Yesterday, Murkowski said that she'd like to see a step-by-step approach, focusing on non-controversial issues. "These would include doing away with pre-existing condition restrictions, eliminating yearly and lifetime insurance limits and seeking to reduce costs by reimbursing for quality and not quantity of services," she said.

In order to provide more immediate support, Murkowski said that she has supported expanding Denali Kid Care--a state program with federal matching funds--which would provide insurance for a family of four earning up to $82,710 annually.

Updated: The state legislature has continually failed to pass bills that would raise the rates under which familes are covered. Right now, a family of four is qualified for coverage under Denali Kid Care if they make no more than $48,252 annually.

It's also unclear what effect the pre-existing condition law that Murkowski is pushing would have on Alaska. It's already state law that workers who are covered in both large and small group policies not be denied because of a pre-existing condition. Such protections aren't afforded individuals who buy policies.
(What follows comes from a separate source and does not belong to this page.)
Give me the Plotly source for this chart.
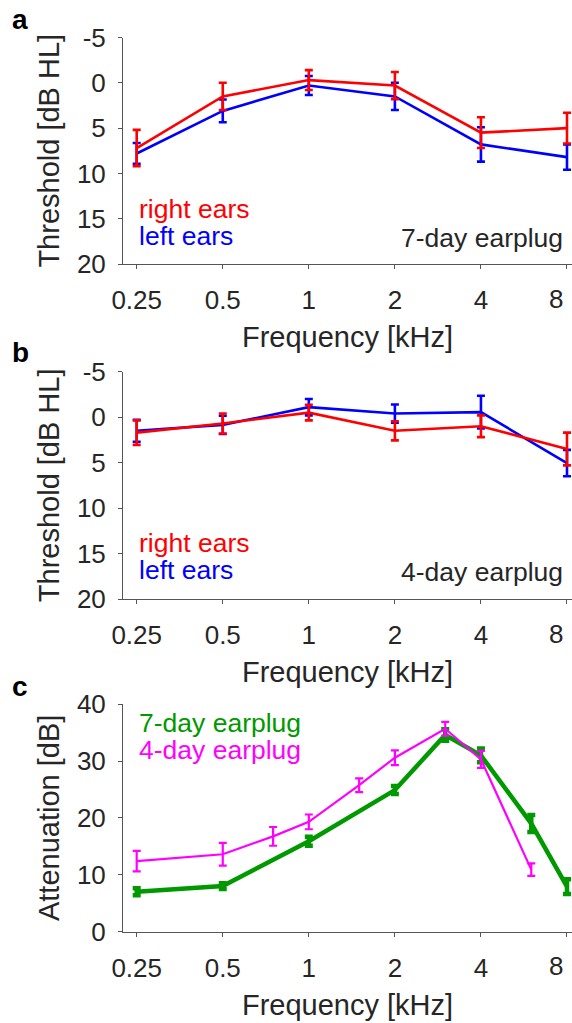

Linda Hall, director of the Alaska Division of Insurance, said that she does not require insurance companies to disclose those rejections. Premera Blue Cross, one of the two companies that control over 90 percent of the health insurance market in Alaska and last year sold individual policies to about 10,000 Alaskans, previously declined to tell Alaska Dispatch how many individuals the company rejects due to pre-existing conditions.

Some additional key facts from the Families USA report:

--For family health coverage provided through the workplace in Alaska, the average annual health insurance premium (employer and worker share of premiums combined) in the 2000-2009 period rose from $7,456 to $14,226 -- an increase of $6,770, or 90.8 percent.